Recommended Reading

Ross Douthat over in the New York Times has an interesting piece up that first glance might seem like one of those bogus "false equivalency" pieces that excuses something shameful by Conservatives by pointing out that Liberals do it too — or vice-versa. Upon closer inspection though, I see that he's not claiming that everything is a wash or that the scales balance…which is fine because I think the false part of those "false equivalency" pieces is usually the insinuation that the equivalencies are anywhere near equivalent.

Anyway, Douthat makes the following remark that I agree with…

Up to a point, American politics reflects abiding philosophical divisions. But people who follow politics closely — whether voters, activists or pundits — are often partisans first and ideologues second. Instead of assessing every policy on the merits, we tend to reverse-engineer the arguments required to justify whatever our own side happens to be doing.

I would amend that slightly to say that a lot of activists and pundits are entrepreneurs first, partisans second and ideologues third…and the third may even be a distant third. Lucrative careers are built on loud, entertaining (to the proper crowd) partisanship. I may have mentioned this before but one of my "check every so often" e-mail addresses is subscribed to a lot of ultra-right-wing mailings. One that pops up in there at least once a week and has for at least five years is from a guy who basically writes, "Here's the scandalous, illegal thing Hillary Clinton did yesterday and as a good American who doesn't want to see this country destroyed, I'm sure you'll send me lots of money because if I have lots of money, I can destroy her." I'm assuming the guy gets something for his troubles. He wouldn't be writing one or two of these each week unless they brought him some bucks. So if Hillary eats a cheese sandwich on date nut bread, he has to rig up an outrage about it to get someone mad enough that that person will PayPal him some moola.

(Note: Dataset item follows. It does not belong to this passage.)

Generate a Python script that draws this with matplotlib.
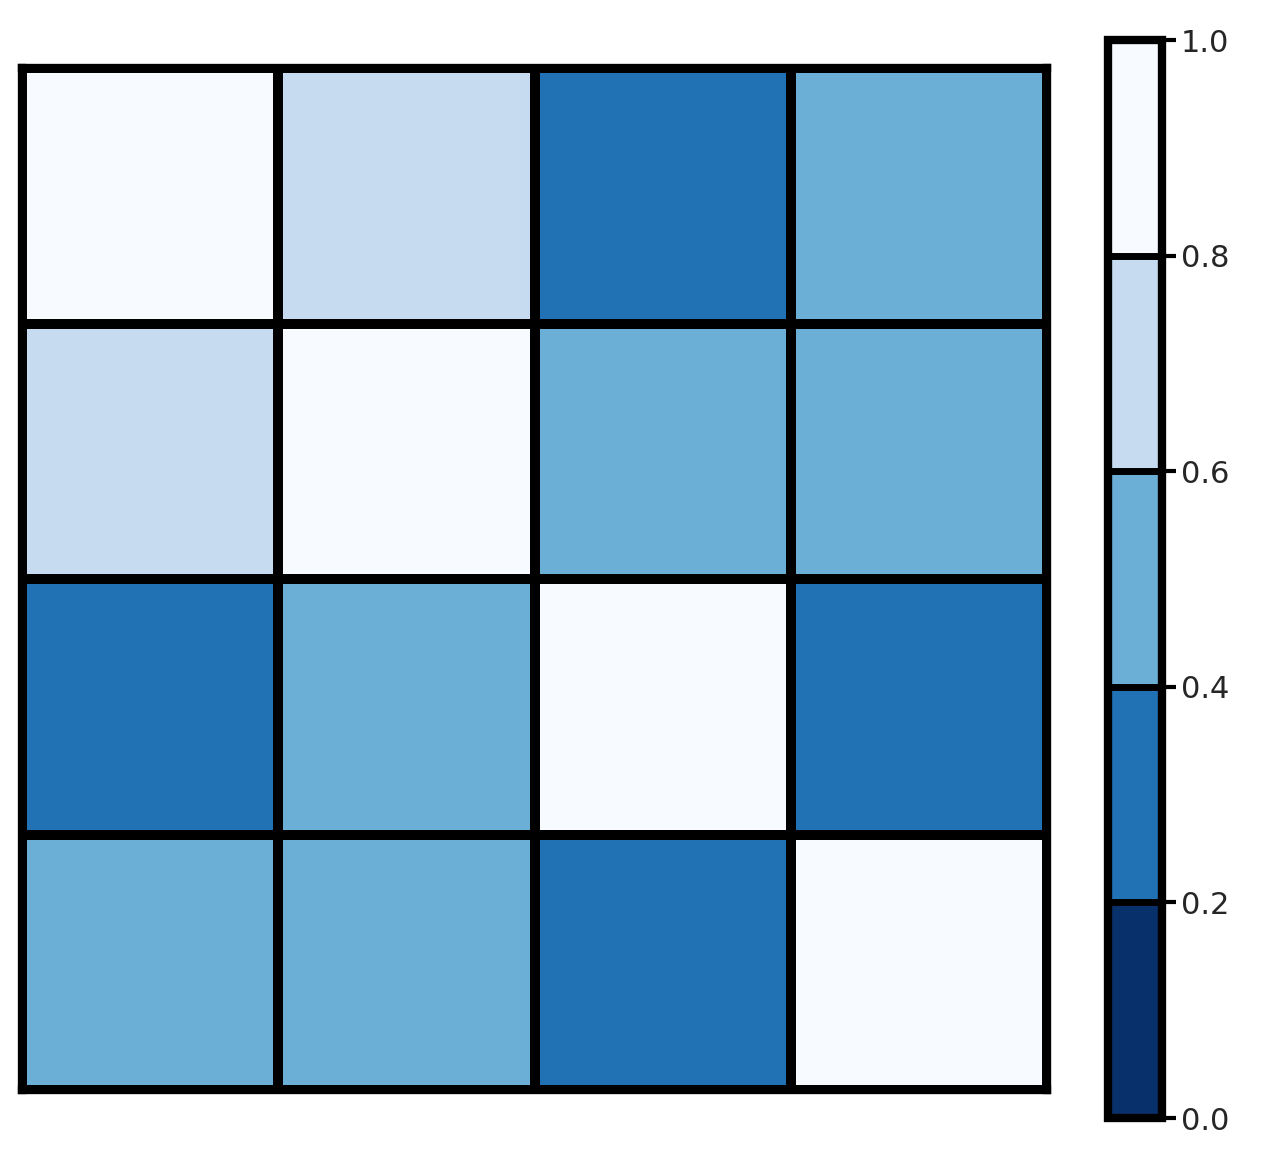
import matplotlib
matplotlib.use("Agg")
import matplotlib.pyplot as plt
from matplotlib.colors import ListedColormap, BoundaryNorm
import numpy as np

values = [
    [1.0, 0.7, 0.3, 0.5],
    [0.7, 1.0, 0.5, 0.5],
    [0.3, 0.5, 1.0, 0.3],
    [0.5, 0.5, 0.3, 1.0],
]
bin_colors = ["#08306b", "#2171b5", "#6baed6", "#c6dbef", "#f7fbff"]
bounds = [0.0, 0.2, 0.4, 0.6, 0.8, 1.0]

data = np.array(values)
cmap = ListedColormap(bin_colors)
norm = BoundaryNorm(bounds, cmap.N)

fig = plt.figure(figsize=(12.8, 11.67), dpi=100)
ax = fig.add_axes([22/1280, 1-1090/1167, 1025/1280, 1022/1167])
cax = fig.add_axes([1108/1280, 1-1118/1167, 54/1280, 1078/1167])

mesh = ax.pcolormesh(data, cmap=cmap, norm=norm, edgecolors="black", linewidth=6)
ax.set_xlim(0, 4); ax.set_ylim(4, 0)
ax.set_xticks([]); ax.set_yticks([])
for s in ax.spines.values():
    s.set_linewidth(6); s.set_color("black")

cb = fig.colorbar(mesh, cax=cax, ticks=[0, 0.2, 0.4, 0.6, 0.8, 1.0], drawedges=True)
cb.dividers.set_color("black"); cb.dividers.set_linewidth(5)
cb.outline.set_linewidth(6); cb.outline.set_edgecolor("black")
cax.tick_params(labelsize=22, width=3, length=10, colors="black", labelcolor="#262626")
cax.set_yticklabels(["0.0", "0.2", "0.4", "0.6", "0.8", "1.0"])

fig.savefig("out.png", dpi=100)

An awful lot of our political discourse in this country operates on that basis: Get 'em mad enough to donate, buy your book, follow your radio or TV show, etc. It's so bizarre that a lot of us Obama supporters are annoyed at the man for retaining as many of George Bush's policies and employees as he has. At the same time, we have to watch Republicans and other Obama foes "reverse-engineer" (as Douthat puts it) arguments as to why those policies, which most of them supported when they were Bush policies, are now wrong. Ain't politics fun?